Under The Hammer

Christie’s Maharajas & Mughal Magnificence Makes History

Not as Christie’s top grossing jewellery auction, but as the best performing auction of any Indian jewellery and art.

Christie’s Maharajas & Mughal Magnificence Makes History
Christie’s Maharajas & Mughal Magnificence Auction Emerald, ruby and diamond gold state pen case and inkwell

Christie’s much anticipated Maharajas & Mughal Magnificence auction on June 19 came in more than $US6 million short compared to the US$115.9 million sale of Elizabeth Taylor’s jewels in December 2011, still its top-grossing single-owner jewellery auction to date.

While not quite living up to its much-touted reputation as the jewellery sale of the century, results were hardly disappointing: The marathon 12-hour auction of almost 400 lots achieved an eye-watering US$109,271,875, with 93 per cent sold by lots and 92 per cent sold by value. According to Christie’s, this sale recorded the highest total for any auction of Indian art and Mughal objects.
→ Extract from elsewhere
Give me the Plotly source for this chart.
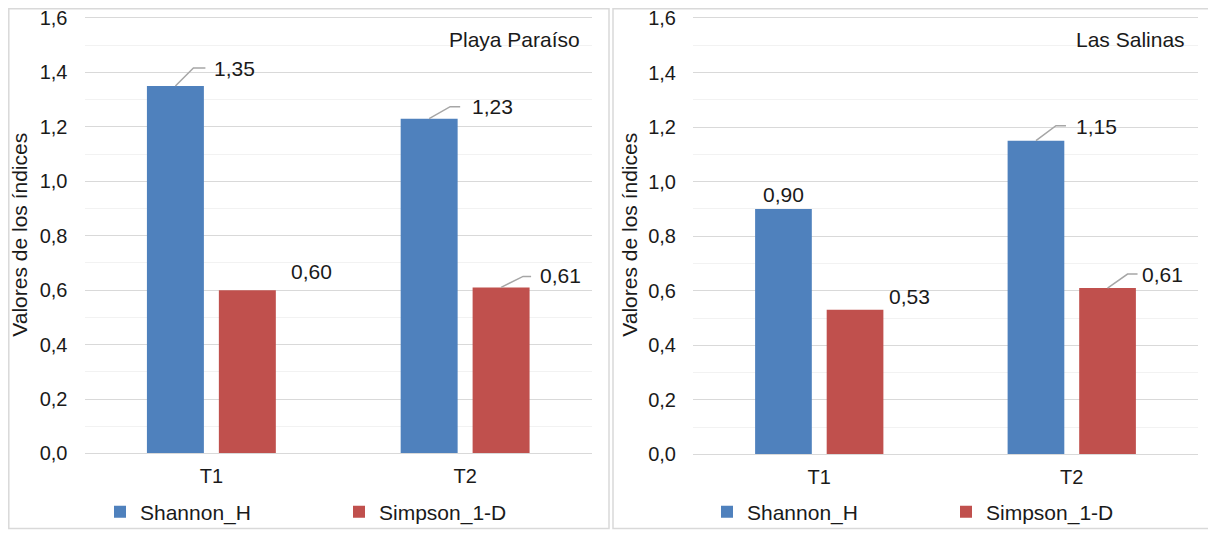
import plotly.graph_objects as go

# ---------------- data ----------------
categories = ["T1", "T2"]
series_names = ["Shannon_H", "Simpson_1-D"]
playa_shannon = [1.35, 1.23]
playa_simpson = [0.60, 0.61]
salinas_shannon = [0.90, 1.15]
salinas_simpson = [0.53, 0.61]
panel_titles = ["Playa Paraíso", "Las Salinas"]
y_title = "Valores de los índices"
y_tick_vals = [0.0, 0.2, 0.4, 0.6, 0.8, 1.0, 1.2, 1.4, 1.6]

# ---------------- style ----------------
PAGE = 8                      # body margin of the html page
W, H = 1216 - PAGE, 533 - PAGE  # figure size that fits in the window


def px(x):
    """page x pixel -> paper fraction"""
    return (x - PAGE) / W


def py(y):
    """page y pixel -> paper fraction"""
    return 1 - (y - PAGE) / H


FONT = "Liberation Sans, Arial, sans-serif"
TXT = "#1a1a1a"
BLUE = "#4F81BD"
RED = "#C0504D"
GRID = "#d9d9d9"
MINOR = "#f2f2f2"
BARGAP = 0.433
GROUPGAP = 0.208
OFF = (1 - BARGAP) / 4  # bar centre offset in category units
FS_LABEL = 21
FS_TICK = 20
Y_TOP = 1.61   # a little head-room so the 1,6 gridline is inside the range

# label placement per panel / series / category: (dx, dy, anchor, leader)
label_style = {
    0: {0: [(37, 17, "left", (18, 18, 30)), (41, 12, "left", (21, 12, 31))],
        1: [(42, 19, "left", None), (37, 12, "left", (22, 11, 30))]},
    1: {0: [(0, 14, "center", None), (38, 14, "left", (20, 15, 30))],
        1: [(32, 13, "left", None), (32, 14, "left", (20, 14, 30))]},
}

# pixel rows of value 0 and value 1.6 in each panel
panels = [
    dict(shannon=playa_shannon, simpson=playa_simpson, title=panel_titles[0],
         xdom=[px(84.5), px(592)], y0=456, y16=18,
         border=(8.8, 609), ytitle_x=20, title_x=582, legend_x=100),
    dict(shannon=salinas_shannon, simpson=salinas_simpson, title=panel_titles[1],
         xdom=[px(693), px(1198)], y0=457, y16=18,
         border=(613, 1215), ytitle_x=630, title_x=1187, legend_x=707),
]

fig = go.Figure()
annotations = []
shapes = []

for p, panel in enumerate(panels):
    sfx = "" if p == 0 else str(p + 1)
    xr, yr = "x" + sfx, "y" + sfx
    leg = "legend" + sfx
    per_unit = (panel["y0"] - panel["y16"]) / 1.6
    ytop_px = panel["y0"] - per_unit * Y_TOP
    for s, (vals, color) in enumerate([(panel["shannon"], BLUE), (panel["simpson"], RED)]):
        fig.add_trace(go.Bar(
            x=categories, y=vals, name=series_names[s], marker=dict(color=color, line=dict(width=0)),
            xaxis=xr, yaxis=yr, legend=leg, hoverinfo="x+y+name",
        ))
        offset = -OFF if s == 0 else OFF
        for i, v in enumerate(vals):
            dx, dy, anc, leader = label_style[p][s][i]
            annotations.append(dict(
                x=i + offset, y=v, xref=xr, yref=yr, text=f"{v:.2f}".replace(".", ","),
                showarrow=False, xshift=dx, yshift=dy, xanchor=anc, yanchor="middle",
                font=dict(family=FONT, size=FS_LABEL, color=TXT),
            ))
            if leader:
                a, b, c = leader
                shapes.append(dict(
                    type="path", xref=xr, yref=yr, xsizemode="pixel", ysizemode="pixel",
                    xanchor=i + offset, yanchor=v, path=f"M0,0 L{a},{b} L{c},{b}",
                    line=dict(color="#a6a6a6", width=1.5),
                ))
    # axes
    fig.layout["xaxis" + sfx] = dict(
        domain=panel["xdom"], anchor=yr, type="category", range=[-0.5, 1.5],
        showgrid=False, showline=True, linecolor=GRID, linewidth=1, ticks="",
        tickfont=dict(family=FONT, size=FS_TICK, color=TXT), ticklabelstandoff=5,
        automargin=False, fixedrange=True,
    )
    fig.layout["yaxis" + sfx] = dict(
        domain=[py(panel["y0"]), py(ytop_px)], anchor=xr, range=[0, Y_TOP],
        tickvals=y_tick_vals, tickformat=".1f", showgrid=True, gridcolor=GRID, gridwidth=1,
        zeroline=True, zerolinecolor=GRID, zerolinewidth=1, showline=False, ticks="",
        minor=dict(tickvals=[0.1, 0.3, 0.5, 0.7, 0.9, 1.1, 1.3, 1.5], showgrid=True,
                   gridcolor=MINOR, gridwidth=1),
        tickfont=dict(family=FONT, size=FS_TICK, color=TXT), ticklabelstandoff=16,
        ticklabeloverflow="allow",
        automargin=False, fixedrange=True,
    )
    # legend
    fig.layout[leg] = dict(
        orientation="h", x=px(panel["legend_x"]), xanchor="left", y=py(515), yanchor="middle",
        xref="paper", yref="paper", font=dict(family=FONT, size=FS_LABEL, color=TXT),
        entrywidth=194, entrywidthmode="pixels", bgcolor="rgba(0,0,0,0)", borderwidth=0,
        traceorder="normal",
    )
    # y title
    annotations.append(dict(
        x=px(panel["ytitle_x"]), y=py(236), xref="paper", yref="paper", text=y_title,
        textangle=-90, showarrow=False, xanchor="center", yanchor="middle",
        font=dict(family=FONT, size=FS_LABEL, color=TXT),
    ))
    # panel title
    annotations.append(dict(
        x=px(panel["title_x"]), y=py(40), xref="paper", yref="paper", text=panel["title"],
        showarrow=False, xanchor="right", yanchor="middle",
        font=dict(family=FONT, size=FS_LABEL, color=TXT),
    ))
    # border
    x0, x1 = panel["border"]
    shapes.append(dict(type="rect", xref="paper", yref="paper", x0=px(x0), x1=px(x1),
                       y0=py(531.5), y1=py(8.8), line=dict(color=GRID, width=1.5),
                       layer="below"))

fig.update_layout(
    width=W, height=H, margin=dict(l=0, r=0, t=0, b=0),
    paper_bgcolor="white", plot_bgcolor="white", separators=",.",
    barmode="group", bargap=BARGAP, bargroupgap=GROUPGAP,
    annotations=annotations, shapes=shapes, font=dict(family=FONT, color=TXT),
)

fig.write_html("out.html")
This belle epoque diamond Devant-de-Corsage brooch by Cartier sold at Christie’s Maharajas & Mughal Magnificence Auction for over US$10m

The top lot was a Cartier Belle Époque Devant-de-corsage, estimated between $10 mill to $15 mill and eventually sold for $10,603,500 to a private collector. The 17.21-ct D-IF Arcot II, a Golconda diamond once owned by Queen Charlotte, consort of King of Great Britain George III, went under the hammer at US$3.75 mill; again, well within its estimated value of between US$2 mill to US$4 mill. The other publicised rock however, a 52.58-ct Golconda diamond on the Mirror of Paradise diamond ring, was sold below its estimated US$7 mill to US$10 mill, at US$6,517,500.

  • The Arcot II diamond
  • The Mirror of Paradise diamond

Among the top 10 lots, two stand out for having almost doubled their estimates: The Baroda pearl canopy, a carpet complete encrusted with over 500,000 pearls, as well as numerous diamonds, sapphires, rubies and emeralds sewn on silk; and a Cartier ‘Imperial Moghul’ necklace and earrings set adorned with spinel, diamonds, emeralds and natural pearls.

It’s no surprise that all the top 10 lots were jewellery (bejewelled objects included), given that it ranks as the fastest-growing category in the luxury goods market. Jewels with provenance remain as trophy assets for the discerning collector because of their guaranteed resale value.

  • The Baroda pearl canopy
  • Cartier ‘Imperial Moghul’ necklace

“Beginning with the sale announcement in April, there has been an overwhelming response to this exceptional collection with momentum building from the international tour to the New York exhibition culminating with the excitement witnessed in the saleroom. Today we witnessed a record total for the world’s greatest collection of Indian jewels and jewelled objects to ever be brought to auction. The impressive prices realized for the jewels ranging from early Mughal pieces to the significant designs by Cartier through to contemporary pieces by Bhagat and JAR illustrate the sophisticated buying tastes of our clients.” – Rahul Kadakia, International Head of Jewelry at Christie’s.

The auction offers a comprehensive and retrospective perspective of Mughal art from the 17th century onwards. It also provided insight into the spectacular collaborations between the opulent maharajas and some of the world’s most acclaimed jewellery brands, such as Cartier, Bvlgari, and JAR. All objects were from the Al Thani Collection, an extensive art collection owned by the House of Thani, the ruling family of Qatar. The sale was a partnership between Christie’s Jewellery and World Art departments, along with independent art advisory firm The Fine Art Group.